[Data excerpt]
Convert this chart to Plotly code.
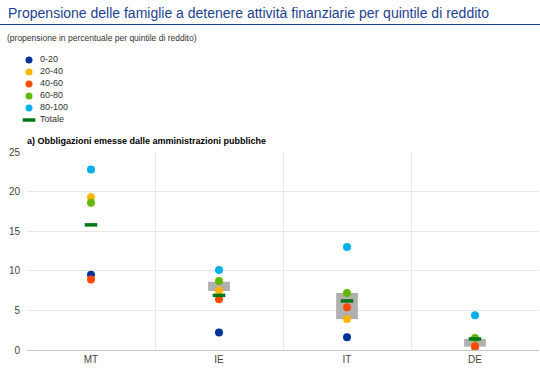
import plotly.graph_objects as go

categories = ["MT", "IE", "IT", "DE"]
series_names = ["0-20", "20-40", "40-60", "60-80", "80-100"]
q0_20 = [9.5, 2.2, 1.6, 0.4]
q20_40 = [19.3, 7.5, 3.9, 0.45]
q40_60 = [8.9, 6.4, 5.4, 0.47]
q60_80 = [18.6, 8.7, 7.2, 1.5]
q80_100 = [22.8, 10.1, 13.0, 4.4]
totale = [15.8, 6.9, 6.2, 1.4]
box_low = [None, 7.45, 3.9, 0.42]
box_high = [None, 8.62, 7.2, 1.39]

colors = ["#003299", "#ffb400", "#ff4b00", "#65b800", "#00b1ea"]
tot_color = "#007816"
FONT = "Arial, Liberation Sans, sans-serif"

W, H = 540, 368
L, R, T, B = 27, 539, 152, 350

# legend layout (pixel positions inside the legend box)
LEG_TOP, LEG_BOT, LEG_RIGHT = 50, 128, 160
legend_rows = [60, 72, 84, 96, 108, 120]
LEG_SYM_X, LEG_TEXT_X = 29, 40


def fx(xp):
    return xp / W


def fy(yp):
    return 1 - yp / H


fig = go.Figure()

fig.add_trace(go.Bar(
    x=categories,
    y=[(h - l) if h is not None else None for l, h in zip(box_low, box_high)],
    base=box_low,
    width=0.17,
    marker=dict(color="#b0b0b0", line=dict(width=0)),
    showlegend=False,
    hoverinfo="skip",
))

all_series = [q0_20, q20_40, q40_60, q60_80, q80_100]
for name, vals, c in zip(series_names, all_series, colors):
    fig.add_trace(go.Scatter(
        x=categories, y=vals, mode="markers", name=name, showlegend=False,
        marker=dict(color=c, size=8, line=dict(width=0)),
    ))

tot_marker = dict(symbol="line-ew", size=9, color=tot_color,
                  line=dict(color=tot_color, width=3.5))
fig.add_trace(go.Scatter(
    x=categories, y=totale, mode="markers", name="Totale", showlegend=False,
    marker=tot_marker,
))

# compact legend drawn on a hidden overlay axis
leg_names = series_names + ["Totale"]
for i, name in enumerate(leg_names):
    mk = dict(color=colors[i], size=7, line=dict(width=0)) if i < 5 else tot_marker
    fig.add_trace(go.Scatter(
        x=[LEG_SYM_X], y=[legend_rows[i]], mode="markers", marker=mk,
        xaxis="x2", yaxis="y2", showlegend=False, hoverinfo="skip",
    ))
fig.add_trace(go.Scatter(
    x=[LEG_TEXT_X] * len(leg_names), y=legend_rows, mode="text", text=leg_names,
    textposition="middle right",
    textfont=dict(family=FONT, size=9, color="#333333"),
    xaxis="x2", yaxis="y2", showlegend=False, hoverinfo="skip",
))

annotations = [
    dict(text="Propensione delle famiglie a detenere attività finanziarie per quintile di reddito",
         xref="paper", yref="paper", x=fx(6), y=fy(13), xanchor="left", yanchor="middle",
         showarrow=False, font=dict(family=FONT, size=14, color="#1d3f8f")),
    dict(text="(propensione in percentuale per quintile di reddito)",
         xref="paper", yref="paper", x=fx(5), y=fy(38), xanchor="left", yanchor="middle",
         showarrow=False, font=dict(family=FONT, size=8.5, color="#333333")),
    dict(text="<b>a) Obbligazioni emesse dalle amministrazioni pubbliche</b>",
         xref="paper", yref="paper", x=fx(25), y=fy(141), xanchor="left", yanchor="middle",
         showarrow=False, font=dict(family=FONT, size=9, color="#000000")),
]

shapes = [
    dict(type="line", xref="paper", yref="paper", x0=0, x1=1,
         y0=fy(24.5), y1=fy(24.5), line=dict(color="#1d3f8f", width=1)),
]

fig.update_layout(
    width=W, height=H,
    margin=dict(l=0, r=0, t=0, b=0, autoexpand=False),
    paper_bgcolor="white", plot_bgcolor="white",
    font=dict(family=FONT, size=10, color="#444444"),
    barmode="overlay",
    showlegend=False,
    annotations=annotations,
    shapes=shapes,
    xaxis=dict(
        domain=[fx(L), fx(R)],
        type="category", range=[-0.5, 3.5], tickson="boundaries",
        showgrid=True, gridcolor="#e8e8e8", gridwidth=1,
        showline=True, linecolor="#c8c8c8", linewidth=1,
        ticks="", tickfont=dict(family=FONT, size=10, color="#444444"),
        fixedrange=True, automargin=False,
    ),
    yaxis=dict(
        domain=[fy(B), fy(T)],
        range=[0, 25], dtick=5, showgrid=True, gridcolor="#e8e8e8",
        zeroline=False, showline=False, ticks="",
        ticklabelstandoff=6,
        tickfont=dict(family=FONT, size=10, color="#444444"),
        fixedrange=True, automargin=False,
    ),
    xaxis2=dict(domain=[0, fx(LEG_RIGHT)], range=[0, LEG_RIGHT], visible=False,
                anchor="y2", fixedrange=True),
    yaxis2=dict(domain=[fy(LEG_BOT), fy(LEG_TOP)], range=[LEG_BOT, LEG_TOP],
                visible=False, anchor="x2", fixedrange=True),
)

fig.write_html("out.html", config={"displayModeBar": False},
               post_script="document.body.style.margin='0';")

[What you should do] Leave out the pictures, then repeat the listing above exactly from its first line to the line with "L, R, T, B = 27, 539, 152, 350", inclusive.

[Solution]
Convert this chart to Plotly code.
import plotly.graph_objects as go

categories = ["MT", "IE", "IT", "DE"]
series_names = ["0-20", "20-40", "40-60", "60-80", "80-100"]
q0_20 = [9.5, 2.2, 1.6, 0.4]
q20_40 = [19.3, 7.5, 3.9, 0.45]
q40_60 = [8.9, 6.4, 5.4, 0.47]
q60_80 = [18.6, 8.7, 7.2, 1.5]
q80_100 = [22.8, 10.1, 13.0, 4.4]
totale = [15.8, 6.9, 6.2, 1.4]
box_low = [None, 7.45, 3.9, 0.42]
box_high = [None, 8.62, 7.2, 1.39]

colors = ["#003299", "#ffb400", "#ff4b00", "#65b800", "#00b1ea"]
tot_color = "#007816"
FONT = "Arial, Liberation Sans, sans-serif"

W, H = 540, 368
L, R, T, B = 27, 539, 152, 350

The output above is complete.